MFE begint daarop een procedure tegen haar (voormalig) advocaat. Daarin vordert MFE onder meer (i) een veroordeling tot terugbetaling van betaalde facturen en gemaakte kosten en (ii) vergoeding van de overige geleden schade. De rechtbank wijst de eerste vordering toe. De tweede vordering wijst de rechtbank af, op de grond dat de kans verwaarloosbaar klein is dat een inhoudelijke beslissing van het EHRM tot een vordering van MFE zou hebben geleid.

MFE had voor de procedure tegen haar (voormalig) advocaat een overeenkomst van procesfinanciering gesloten. De procesfinancier droeg de kosten van de procedure in ruil van een deel van de (mogelijke) opbrengst daarvan. Tot zekerheid van de vordering van de procesfinancier op MFE, kreeg de procesfinancier van MFE een pandrecht op de vorderingen van MFE op de advocaat.

In hoger beroep meldt de procesfinancier zich in het geding. De procesfinancier neemt een akte tot schorsing van het rechtsgeding (artikel 225 Rv).

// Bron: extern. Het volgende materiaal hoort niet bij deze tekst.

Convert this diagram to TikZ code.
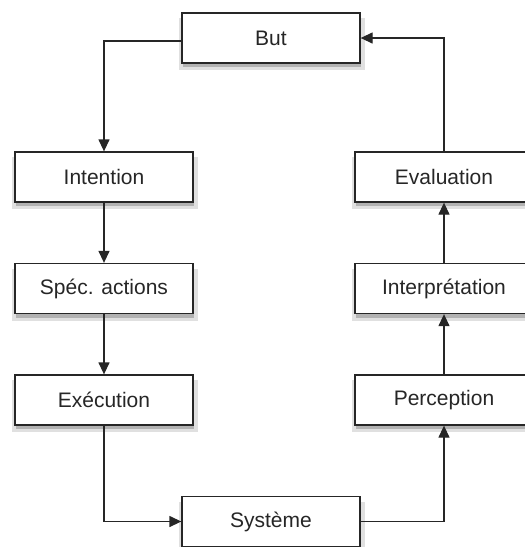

Het inroepen van een grond voor schorsing en hervatting van een geding op de voet van de artikelen 225 en 227 Rv heeft tot doel te bewerkstelligen dat iemand in plaats van een ander partij wordt in het geding. In dit geval doet de procesfinancier voor de schorsing een beroep op lid 1 sub c van artikel 225 Rv: “het ophouden van de betrekkingen waarin een partij het geding voerde, hetzij ten gevolge van rechtsopvolging onder algemene titel op een ander, hetzij door een andere oorzaak.”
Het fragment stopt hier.